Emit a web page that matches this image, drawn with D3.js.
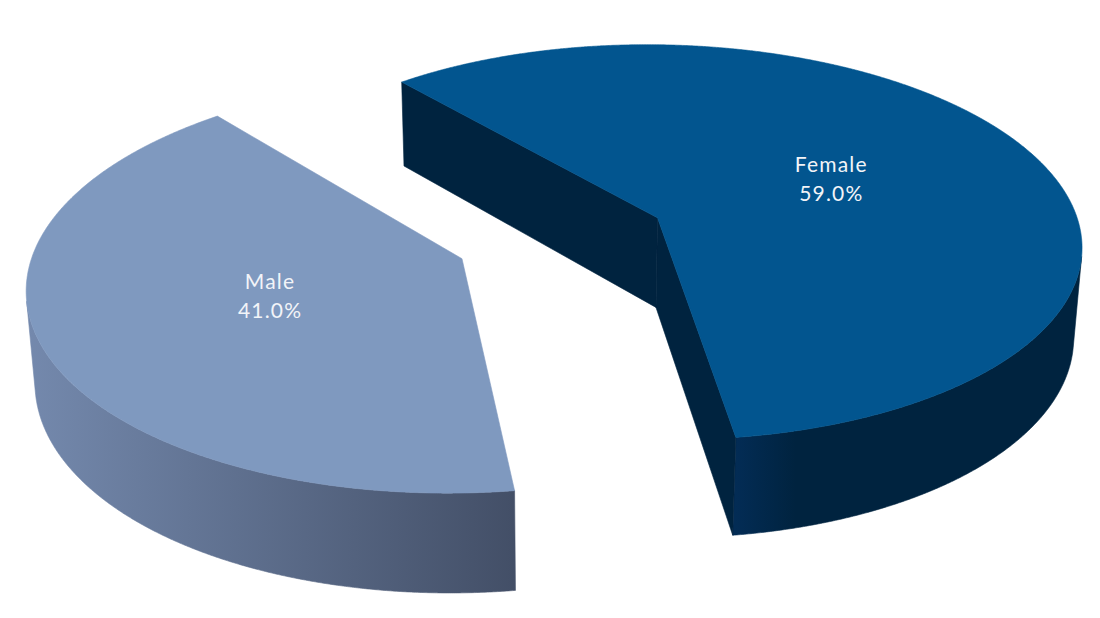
<!DOCTYPE html>
<html>
<head>
<meta charset="utf-8">
<script src="https://cdn.jsdelivr.net/npm/d3@7/dist/d3.min.js"></script>
<style>
  html, body { margin: 0; padding: 0; background: #ffffff; }
  svg { display: block; }
</style>
</head>
<body>
<svg id="chart" width="1100" height="618"></svg>
<script>
// data
var categories = ["Female", "Male"];
var shares = [59.0, 41.0];
var topColors = ["#02558f", "#7f99bf"];
var sideColors = [["#032c55", "#00233f"], ["#7489ad", "#434f67"]];

// view (3d pie, perspective)
var W = 1100, H = 618;
var cx = 561, cy = 238;          // screen pos of pie centre (top face)
var R = 425, depthH = 104;       // radius, thickness
var tilt = 28 * Math.PI / 180;   // elevation
var dist = 3000;                 // camera distance
var explode = 107;
var firstAngle = -40.2 * Math.PI / 180;
var labelR = 0.47;

var svg = d3.select("#chart");
var defs = svg.append("defs");

var pie = d3.pie().sort(null).value(function(d) { return d; })
  .startAngle(firstAngle).endAngle(firstAngle + 2 * Math.PI);
var arcs = pie(shares);

var cam = [0, dist * Math.sin(tilt), -dist * Math.cos(tilt)];

function project(p) {
  var x = p[0], y = p[1], z = p[2];
  var depth = -y * Math.sin(tilt) + z * Math.cos(tilt);
  var up = y * Math.cos(tilt) + z * Math.sin(tilt);
  var s = dist / (dist + depth);
  return [cx + x * s, cy - up * s];
}

// d3 angle (clockwise from 12 o'clock) -> ground angle (ccw from right)
function ground(a) { return Math.PI / 2 - a; }

var line = d3.line();

var slices = arcs.map(function(a, i) {
  var t0 = ground(a.endAngle), t1 = ground(a.startAngle);
  var mid = (t0 + t1) / 2;
  var ox = explode * Math.cos(mid), oz = explode * Math.sin(mid);
  return { i: i, t0: t0, t1: t1, mid: mid, ox: ox, oz: oz,
    depth: oz * Math.cos(tilt) };
});
slices.sort(function(a, b) { return b.depth - a.depth; });

function rim(s, t, y) {
  return [s.ox + R * Math.cos(t), y, s.oz + R * Math.sin(t)];
}
function facing(p, n) {
  return n[0] * (cam[0] - p[0]) + n[1] * (cam[1] - p[1]) + n[2] * (cam[2] - p[2]) > 0;
}

var step = 0.25 * Math.PI / 180;

slices.forEach(function(s) {
  var g = svg.append("g");
  var apexT = [s.ox, 0, s.oz], apexB = [s.ox, -depthH, s.oz];

  // outer wall, visible runs only
  var ts = d3.range(s.t0, s.t1, step).concat([s.t1]);
  var runs = [], cur = null;
  ts.forEach(function(t) {
    var vis = facing(rim(s, t, 0), [Math.cos(t), 0, Math.sin(t)]);
    if (vis) { if (!cur) { cur = []; runs.push(cur); } cur.push(t); }
    else cur = null;
  });
  var gid = "side" + s.i;
  var xs = [];
  runs.forEach(function(r) { r.forEach(function(t) { xs.push(project(rim(s, t, 0))[0]); }); });
  var grad = defs.append("linearGradient").attr("id", gid)
    .attr("gradientUnits", "userSpaceOnUse")
    .attr("x1", d3.min(xs)).attr("x2", s.i === 0 ? d3.min(xs) + 60 : d3.max(xs))
    .attr("y1", 0).attr("y2", 0);
  grad.append("stop").attr("offset", 0).attr("stop-color", sideColors[s.i][0]);
  grad.append("stop").attr("offset", 1).attr("stop-color", sideColors[s.i][1]);
  runs.forEach(function(r) {
    var pts = r.map(function(t) { return project(rim(s, t, 0)); })
      .concat(r.slice().reverse().map(function(t) { return project(rim(s, t, -depthH)); }));
    g.append("path").attr("d", line(pts) + "Z")
      .attr("fill", "url(#" + gid + ")").attr("stroke", "url(#" + gid + ")").attr("stroke-width", 0.6);
  });

  // radial walls
  [[s.t0, [Math.sin(s.t0), 0, -Math.cos(s.t0)]], [s.t1, [-Math.sin(s.t1), 0, Math.cos(s.t1)]]]
    .forEach(function(w) {
      if (!facing(apexT, w[1])) return;
      var pts = [apexT, rim(s, w[0], 0), rim(s, w[0], -depthH), apexB].map(project);
      g.append("path").attr("d", line(pts) + "Z")
        .attr("fill", sideColors[s.i][1]).attr("stroke", sideColors[s.i][1]).attr("stroke-width", 0.6);
    });

  // top face
  var topPts = [project(apexT)].concat(ts.map(function(t) { return project(rim(s, t, 0)); }));
  g.append("path").attr("d", line(topPts) + "Z")
    .attr("fill", topColors[s.i]).attr("stroke", topColors[s.i]).attr("stroke-width", 0.6);

  // label
  var lp = project([s.ox + labelR * R * Math.cos(s.mid), 0, s.oz + labelR * R * Math.sin(s.mid)]);
  var txt = g.append("text").attr("text-anchor", "middle")
    .attr("font-family", "Lato, 'Open Sans', sans-serif").attr("font-size", 21)
    .attr("letter-spacing", 1.2).attr("fill", "#f2f4f8");
  txt.append("tspan").attr("x", lp[0]).attr("y", lp[1] - 10).text(categories[s.i]);
  txt.append("tspan").attr("x", lp[0]).attr("y", lp[1] + 19).text(d3.format(".1f")(shares[s.i]) + "%");
});
</script>
</body>
</html>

+===+

• SHORT EXERCISE: Only lines belong in the copy: transcribe those from the start of the data through the line that contains "var arcs = pie(shares);", and skip the pictures.

• EXERCISE OUTPUT:
Emit a web page that matches this image, drawn with D3.js.
<!DOCTYPE html>
<html>
<head>
<meta charset="utf-8">
<script src="https://cdn.jsdelivr.net/npm/d3@7/dist/d3.min.js"></script>
<style>
  html, body { margin: 0; padding: 0; background: #ffffff; }
  svg { display: block; }
</style>
</head>
<body>
<svg id="chart" width="1100" height="618"></svg>
<script>
// data
var categories = ["Female", "Male"];
var shares = [59.0, 41.0];
var topColors = ["#02558f", "#7f99bf"];
var sideColors = [["#032c55", "#00233f"], ["#7489ad", "#434f67"]];

// view (3d pie, perspective)
var W = 1100, H = 618;
var cx = 561, cy = 238;          // screen pos of pie centre (top face)
var R = 425, depthH = 104;       // radius, thickness
var tilt = 28 * Math.PI / 180;   // elevation
var dist = 3000;                 // camera distance
var explode = 107;
var firstAngle = -40.2 * Math.PI / 180;
var labelR = 0.47;

var svg = d3.select("#chart");
var defs = svg.append("defs");

var pie = d3.pie().sort(null).value(function(d) { return d; })
  .startAngle(firstAngle).endAngle(firstAngle + 2 * Math.PI);
var arcs = pie(shares);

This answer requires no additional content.